↓↓↓

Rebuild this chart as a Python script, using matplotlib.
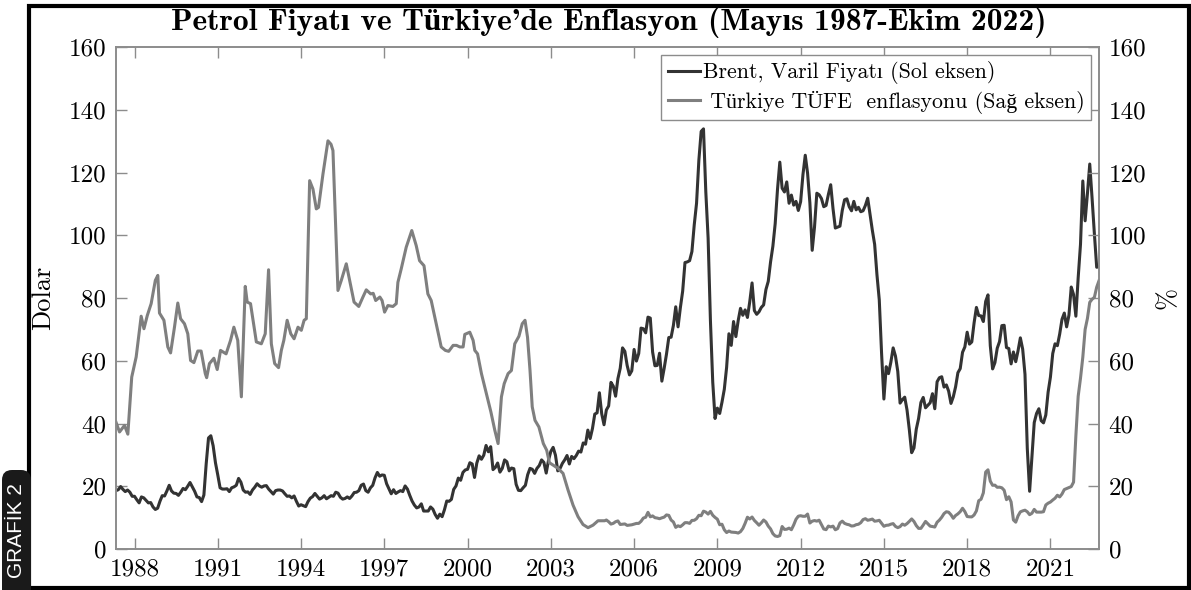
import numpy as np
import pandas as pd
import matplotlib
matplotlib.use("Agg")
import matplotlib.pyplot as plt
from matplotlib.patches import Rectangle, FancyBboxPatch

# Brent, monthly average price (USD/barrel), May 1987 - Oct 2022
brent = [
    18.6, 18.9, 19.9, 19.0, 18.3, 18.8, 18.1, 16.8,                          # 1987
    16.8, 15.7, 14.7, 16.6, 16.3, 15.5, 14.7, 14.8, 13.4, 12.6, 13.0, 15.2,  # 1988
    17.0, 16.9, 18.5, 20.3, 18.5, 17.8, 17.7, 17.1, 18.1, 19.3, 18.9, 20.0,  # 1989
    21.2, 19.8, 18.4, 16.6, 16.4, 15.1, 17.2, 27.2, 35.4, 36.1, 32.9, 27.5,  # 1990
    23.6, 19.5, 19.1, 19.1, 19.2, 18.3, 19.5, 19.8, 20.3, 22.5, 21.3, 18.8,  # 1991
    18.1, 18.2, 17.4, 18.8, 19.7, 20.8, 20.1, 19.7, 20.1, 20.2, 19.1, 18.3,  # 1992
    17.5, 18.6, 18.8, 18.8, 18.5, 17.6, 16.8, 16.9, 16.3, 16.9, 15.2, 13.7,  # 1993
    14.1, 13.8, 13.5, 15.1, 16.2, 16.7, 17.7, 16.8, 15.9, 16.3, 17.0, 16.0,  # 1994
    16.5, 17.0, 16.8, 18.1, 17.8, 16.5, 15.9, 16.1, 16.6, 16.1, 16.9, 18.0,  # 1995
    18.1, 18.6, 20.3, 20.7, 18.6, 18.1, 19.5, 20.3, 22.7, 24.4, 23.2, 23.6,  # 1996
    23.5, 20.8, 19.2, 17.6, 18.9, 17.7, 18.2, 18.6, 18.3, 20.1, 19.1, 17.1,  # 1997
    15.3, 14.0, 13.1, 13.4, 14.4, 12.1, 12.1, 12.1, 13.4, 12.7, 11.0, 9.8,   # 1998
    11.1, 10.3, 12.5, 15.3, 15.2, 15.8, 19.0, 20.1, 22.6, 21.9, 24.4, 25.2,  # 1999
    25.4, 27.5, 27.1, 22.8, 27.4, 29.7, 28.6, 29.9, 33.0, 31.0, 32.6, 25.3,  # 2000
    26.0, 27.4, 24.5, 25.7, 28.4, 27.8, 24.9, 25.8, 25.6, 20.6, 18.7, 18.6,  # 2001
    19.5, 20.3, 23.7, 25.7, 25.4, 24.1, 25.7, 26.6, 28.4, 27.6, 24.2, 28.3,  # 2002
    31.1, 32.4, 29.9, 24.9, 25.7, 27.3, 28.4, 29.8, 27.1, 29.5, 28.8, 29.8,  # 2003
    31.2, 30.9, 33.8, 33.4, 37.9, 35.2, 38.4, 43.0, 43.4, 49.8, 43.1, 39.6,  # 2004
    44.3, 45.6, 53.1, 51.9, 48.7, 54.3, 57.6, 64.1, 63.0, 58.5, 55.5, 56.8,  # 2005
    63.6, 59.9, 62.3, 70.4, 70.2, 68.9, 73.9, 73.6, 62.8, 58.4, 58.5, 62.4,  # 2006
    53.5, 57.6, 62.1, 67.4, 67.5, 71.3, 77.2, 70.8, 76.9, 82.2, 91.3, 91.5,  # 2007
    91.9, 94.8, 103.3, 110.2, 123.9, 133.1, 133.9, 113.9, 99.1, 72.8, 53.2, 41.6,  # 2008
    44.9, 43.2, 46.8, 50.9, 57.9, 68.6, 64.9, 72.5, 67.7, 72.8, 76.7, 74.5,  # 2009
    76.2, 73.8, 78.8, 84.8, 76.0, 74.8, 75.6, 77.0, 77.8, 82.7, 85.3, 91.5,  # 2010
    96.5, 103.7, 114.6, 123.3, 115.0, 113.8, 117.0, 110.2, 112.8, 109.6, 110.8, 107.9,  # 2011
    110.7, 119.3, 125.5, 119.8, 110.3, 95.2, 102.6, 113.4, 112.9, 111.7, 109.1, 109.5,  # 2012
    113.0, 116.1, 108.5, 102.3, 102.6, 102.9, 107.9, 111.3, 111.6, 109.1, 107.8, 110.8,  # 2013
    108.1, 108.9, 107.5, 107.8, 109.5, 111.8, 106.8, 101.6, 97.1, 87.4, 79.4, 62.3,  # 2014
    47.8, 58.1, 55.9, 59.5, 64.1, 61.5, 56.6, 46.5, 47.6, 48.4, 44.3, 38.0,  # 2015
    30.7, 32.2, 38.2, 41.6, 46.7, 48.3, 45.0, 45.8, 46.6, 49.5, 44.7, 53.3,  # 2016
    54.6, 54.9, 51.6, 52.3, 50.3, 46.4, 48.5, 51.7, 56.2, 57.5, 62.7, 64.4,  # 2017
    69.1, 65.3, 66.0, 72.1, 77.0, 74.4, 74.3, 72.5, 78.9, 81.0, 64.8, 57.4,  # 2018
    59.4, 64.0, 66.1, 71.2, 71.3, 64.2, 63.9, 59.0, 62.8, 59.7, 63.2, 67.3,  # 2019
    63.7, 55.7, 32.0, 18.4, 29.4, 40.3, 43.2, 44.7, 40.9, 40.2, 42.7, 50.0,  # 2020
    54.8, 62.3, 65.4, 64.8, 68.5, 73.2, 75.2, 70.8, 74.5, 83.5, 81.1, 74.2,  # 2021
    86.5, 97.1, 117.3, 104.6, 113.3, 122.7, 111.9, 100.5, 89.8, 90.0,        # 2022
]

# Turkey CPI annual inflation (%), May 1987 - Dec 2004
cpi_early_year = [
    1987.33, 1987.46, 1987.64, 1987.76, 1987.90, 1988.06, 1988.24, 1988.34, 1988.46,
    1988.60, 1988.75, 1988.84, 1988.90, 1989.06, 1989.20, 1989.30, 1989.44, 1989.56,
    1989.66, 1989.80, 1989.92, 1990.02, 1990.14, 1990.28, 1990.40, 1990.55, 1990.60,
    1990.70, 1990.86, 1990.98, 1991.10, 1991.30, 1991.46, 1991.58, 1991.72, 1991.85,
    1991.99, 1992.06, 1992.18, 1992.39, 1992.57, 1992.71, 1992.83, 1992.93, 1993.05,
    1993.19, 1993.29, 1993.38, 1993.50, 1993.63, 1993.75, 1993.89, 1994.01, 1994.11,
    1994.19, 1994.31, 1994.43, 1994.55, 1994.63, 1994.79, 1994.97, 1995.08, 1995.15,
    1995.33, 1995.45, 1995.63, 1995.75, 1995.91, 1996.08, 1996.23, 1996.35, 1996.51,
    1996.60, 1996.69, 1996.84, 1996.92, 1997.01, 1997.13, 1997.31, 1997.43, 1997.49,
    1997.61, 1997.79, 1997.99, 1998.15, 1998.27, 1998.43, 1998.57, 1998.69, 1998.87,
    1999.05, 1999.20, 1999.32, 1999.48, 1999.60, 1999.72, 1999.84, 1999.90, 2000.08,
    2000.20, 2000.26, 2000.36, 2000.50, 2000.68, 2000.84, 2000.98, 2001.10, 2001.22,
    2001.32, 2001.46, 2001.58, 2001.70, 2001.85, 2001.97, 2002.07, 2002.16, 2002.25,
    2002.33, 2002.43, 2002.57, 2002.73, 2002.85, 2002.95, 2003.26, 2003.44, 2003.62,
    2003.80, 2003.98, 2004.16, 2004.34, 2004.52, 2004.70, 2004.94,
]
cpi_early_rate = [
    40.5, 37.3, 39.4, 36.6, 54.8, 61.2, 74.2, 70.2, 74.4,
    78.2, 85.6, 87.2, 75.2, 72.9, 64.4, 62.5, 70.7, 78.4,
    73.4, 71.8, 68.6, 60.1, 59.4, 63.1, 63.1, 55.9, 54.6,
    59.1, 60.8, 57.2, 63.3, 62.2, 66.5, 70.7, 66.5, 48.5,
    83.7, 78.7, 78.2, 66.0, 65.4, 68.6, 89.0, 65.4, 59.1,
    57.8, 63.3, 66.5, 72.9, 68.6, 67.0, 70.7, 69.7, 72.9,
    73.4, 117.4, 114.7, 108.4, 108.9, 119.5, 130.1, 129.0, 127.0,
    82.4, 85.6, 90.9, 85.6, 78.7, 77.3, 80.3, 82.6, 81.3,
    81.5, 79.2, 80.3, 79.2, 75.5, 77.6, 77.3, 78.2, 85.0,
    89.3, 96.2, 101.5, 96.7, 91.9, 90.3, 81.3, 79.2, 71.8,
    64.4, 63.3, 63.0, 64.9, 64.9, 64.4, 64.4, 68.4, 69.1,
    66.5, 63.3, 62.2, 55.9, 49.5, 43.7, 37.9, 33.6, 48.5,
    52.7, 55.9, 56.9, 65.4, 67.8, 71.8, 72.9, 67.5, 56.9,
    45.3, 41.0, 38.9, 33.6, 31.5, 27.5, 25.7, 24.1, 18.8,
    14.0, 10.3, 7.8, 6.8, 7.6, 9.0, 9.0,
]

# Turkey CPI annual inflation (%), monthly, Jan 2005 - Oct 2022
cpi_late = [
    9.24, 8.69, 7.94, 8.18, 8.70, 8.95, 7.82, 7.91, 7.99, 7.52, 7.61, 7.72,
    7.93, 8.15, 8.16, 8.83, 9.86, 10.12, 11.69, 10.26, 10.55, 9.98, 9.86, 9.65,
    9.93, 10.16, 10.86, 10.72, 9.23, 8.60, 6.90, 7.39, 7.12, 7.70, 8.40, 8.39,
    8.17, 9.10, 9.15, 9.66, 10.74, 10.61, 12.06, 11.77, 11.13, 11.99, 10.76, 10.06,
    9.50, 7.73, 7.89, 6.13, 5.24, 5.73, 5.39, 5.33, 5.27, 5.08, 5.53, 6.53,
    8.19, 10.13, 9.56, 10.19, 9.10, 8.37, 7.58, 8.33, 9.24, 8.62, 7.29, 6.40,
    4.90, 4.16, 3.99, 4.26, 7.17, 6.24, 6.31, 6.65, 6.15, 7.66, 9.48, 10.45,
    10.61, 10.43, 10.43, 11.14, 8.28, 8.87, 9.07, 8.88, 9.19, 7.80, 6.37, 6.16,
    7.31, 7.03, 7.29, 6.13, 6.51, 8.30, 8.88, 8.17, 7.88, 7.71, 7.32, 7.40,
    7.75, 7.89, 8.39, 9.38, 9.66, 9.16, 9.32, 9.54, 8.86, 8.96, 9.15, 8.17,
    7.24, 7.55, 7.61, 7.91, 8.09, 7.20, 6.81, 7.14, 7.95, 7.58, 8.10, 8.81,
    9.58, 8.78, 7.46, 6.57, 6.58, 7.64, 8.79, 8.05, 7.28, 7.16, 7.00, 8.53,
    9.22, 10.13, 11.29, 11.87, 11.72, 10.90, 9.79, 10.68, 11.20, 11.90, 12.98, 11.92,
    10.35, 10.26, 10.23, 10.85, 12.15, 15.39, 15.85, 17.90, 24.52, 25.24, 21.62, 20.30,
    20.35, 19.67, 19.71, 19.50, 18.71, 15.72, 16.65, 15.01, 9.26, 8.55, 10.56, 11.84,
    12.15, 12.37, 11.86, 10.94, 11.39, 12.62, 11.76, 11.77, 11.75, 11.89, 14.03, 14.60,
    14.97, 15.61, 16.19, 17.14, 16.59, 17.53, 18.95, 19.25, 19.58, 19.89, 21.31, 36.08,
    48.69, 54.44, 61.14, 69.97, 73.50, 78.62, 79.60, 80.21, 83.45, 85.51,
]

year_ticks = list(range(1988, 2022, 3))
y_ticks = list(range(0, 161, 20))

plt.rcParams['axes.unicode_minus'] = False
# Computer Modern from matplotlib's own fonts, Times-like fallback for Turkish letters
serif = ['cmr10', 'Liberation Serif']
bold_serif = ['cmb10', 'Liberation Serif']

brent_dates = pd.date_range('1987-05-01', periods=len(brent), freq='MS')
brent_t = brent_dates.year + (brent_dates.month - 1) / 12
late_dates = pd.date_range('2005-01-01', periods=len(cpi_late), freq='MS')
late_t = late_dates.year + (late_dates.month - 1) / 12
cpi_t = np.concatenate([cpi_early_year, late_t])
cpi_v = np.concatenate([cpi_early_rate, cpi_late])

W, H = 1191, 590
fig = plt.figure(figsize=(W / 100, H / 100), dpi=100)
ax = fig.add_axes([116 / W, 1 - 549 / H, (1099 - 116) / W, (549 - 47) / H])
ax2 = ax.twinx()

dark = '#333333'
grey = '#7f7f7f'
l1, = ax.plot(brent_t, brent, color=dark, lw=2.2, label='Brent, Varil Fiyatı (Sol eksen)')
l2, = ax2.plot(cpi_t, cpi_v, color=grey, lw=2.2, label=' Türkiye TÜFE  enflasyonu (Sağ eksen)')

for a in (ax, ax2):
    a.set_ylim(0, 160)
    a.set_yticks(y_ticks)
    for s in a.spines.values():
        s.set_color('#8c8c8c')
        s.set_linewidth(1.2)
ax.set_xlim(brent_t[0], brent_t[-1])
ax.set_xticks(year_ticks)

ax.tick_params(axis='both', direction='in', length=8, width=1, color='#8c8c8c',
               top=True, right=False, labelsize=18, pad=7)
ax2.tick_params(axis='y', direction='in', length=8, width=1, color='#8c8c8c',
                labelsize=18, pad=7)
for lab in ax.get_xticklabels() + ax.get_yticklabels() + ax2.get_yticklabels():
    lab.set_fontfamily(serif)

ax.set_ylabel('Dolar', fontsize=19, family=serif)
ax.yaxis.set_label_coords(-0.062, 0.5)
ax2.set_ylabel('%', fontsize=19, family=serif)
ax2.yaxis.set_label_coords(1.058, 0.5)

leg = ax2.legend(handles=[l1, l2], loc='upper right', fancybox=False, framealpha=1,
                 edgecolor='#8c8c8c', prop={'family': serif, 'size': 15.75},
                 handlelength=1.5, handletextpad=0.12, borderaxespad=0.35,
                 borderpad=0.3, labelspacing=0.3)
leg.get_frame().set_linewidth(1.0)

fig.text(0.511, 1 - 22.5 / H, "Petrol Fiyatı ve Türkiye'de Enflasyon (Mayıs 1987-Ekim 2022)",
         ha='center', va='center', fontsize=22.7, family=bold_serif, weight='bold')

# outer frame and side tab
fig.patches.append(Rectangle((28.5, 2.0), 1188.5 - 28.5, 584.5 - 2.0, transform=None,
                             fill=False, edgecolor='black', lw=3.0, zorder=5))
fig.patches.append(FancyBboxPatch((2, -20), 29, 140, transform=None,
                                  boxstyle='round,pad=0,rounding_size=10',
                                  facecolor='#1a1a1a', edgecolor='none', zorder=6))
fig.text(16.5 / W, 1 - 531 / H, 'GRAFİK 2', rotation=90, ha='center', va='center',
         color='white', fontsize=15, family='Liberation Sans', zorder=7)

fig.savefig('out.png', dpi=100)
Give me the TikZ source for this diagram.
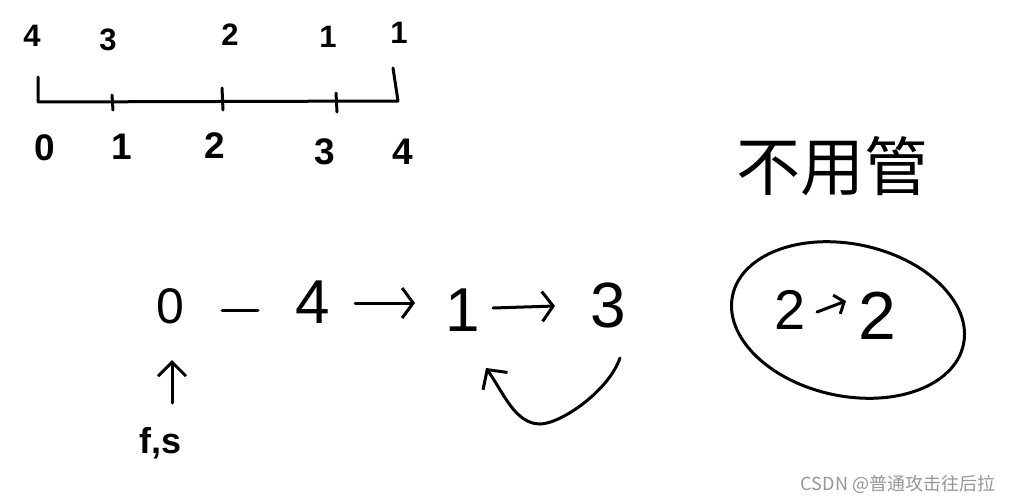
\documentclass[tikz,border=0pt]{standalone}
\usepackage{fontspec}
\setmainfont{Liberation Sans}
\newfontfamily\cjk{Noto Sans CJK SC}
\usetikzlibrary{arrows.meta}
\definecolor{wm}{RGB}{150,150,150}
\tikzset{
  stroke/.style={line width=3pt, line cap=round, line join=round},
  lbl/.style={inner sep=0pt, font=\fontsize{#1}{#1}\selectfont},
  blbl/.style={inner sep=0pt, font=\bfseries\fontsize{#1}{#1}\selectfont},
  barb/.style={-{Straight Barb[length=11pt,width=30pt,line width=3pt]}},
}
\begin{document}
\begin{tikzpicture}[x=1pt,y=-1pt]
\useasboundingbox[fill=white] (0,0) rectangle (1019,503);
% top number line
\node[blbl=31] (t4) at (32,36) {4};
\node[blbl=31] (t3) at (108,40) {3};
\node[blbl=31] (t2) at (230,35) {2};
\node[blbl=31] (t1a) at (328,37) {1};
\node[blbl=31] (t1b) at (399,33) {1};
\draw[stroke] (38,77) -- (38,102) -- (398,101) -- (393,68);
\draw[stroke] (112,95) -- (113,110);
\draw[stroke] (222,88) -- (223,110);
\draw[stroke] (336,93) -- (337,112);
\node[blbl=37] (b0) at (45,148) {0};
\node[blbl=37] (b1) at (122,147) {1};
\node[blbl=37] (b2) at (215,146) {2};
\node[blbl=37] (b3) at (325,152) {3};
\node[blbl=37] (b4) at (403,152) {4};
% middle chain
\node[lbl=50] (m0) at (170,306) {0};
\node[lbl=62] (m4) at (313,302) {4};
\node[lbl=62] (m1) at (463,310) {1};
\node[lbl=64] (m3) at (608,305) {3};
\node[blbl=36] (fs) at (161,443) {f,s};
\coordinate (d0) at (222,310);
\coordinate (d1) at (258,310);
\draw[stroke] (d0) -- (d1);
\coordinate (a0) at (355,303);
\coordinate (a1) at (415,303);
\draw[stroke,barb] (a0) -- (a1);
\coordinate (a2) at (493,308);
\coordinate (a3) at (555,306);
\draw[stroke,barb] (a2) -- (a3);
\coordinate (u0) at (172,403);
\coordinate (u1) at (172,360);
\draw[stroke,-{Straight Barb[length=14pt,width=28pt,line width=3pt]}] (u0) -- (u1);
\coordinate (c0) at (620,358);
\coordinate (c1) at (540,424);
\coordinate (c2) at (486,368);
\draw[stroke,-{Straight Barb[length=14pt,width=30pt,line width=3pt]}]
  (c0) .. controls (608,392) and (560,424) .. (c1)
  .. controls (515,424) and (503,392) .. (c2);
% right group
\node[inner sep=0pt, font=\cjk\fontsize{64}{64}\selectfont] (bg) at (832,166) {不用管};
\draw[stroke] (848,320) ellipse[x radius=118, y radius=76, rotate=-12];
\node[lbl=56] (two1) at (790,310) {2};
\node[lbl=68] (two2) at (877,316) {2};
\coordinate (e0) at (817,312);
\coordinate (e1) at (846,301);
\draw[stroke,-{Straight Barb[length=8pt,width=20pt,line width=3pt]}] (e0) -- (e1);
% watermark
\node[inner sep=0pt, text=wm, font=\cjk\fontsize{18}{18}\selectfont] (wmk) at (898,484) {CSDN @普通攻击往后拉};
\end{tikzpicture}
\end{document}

↑↑↑

**Brief:**
Copy, from the material, each line that holds the string "chart".

**Right answer:**
Rebuild this chart as a Python script, using matplotlib.

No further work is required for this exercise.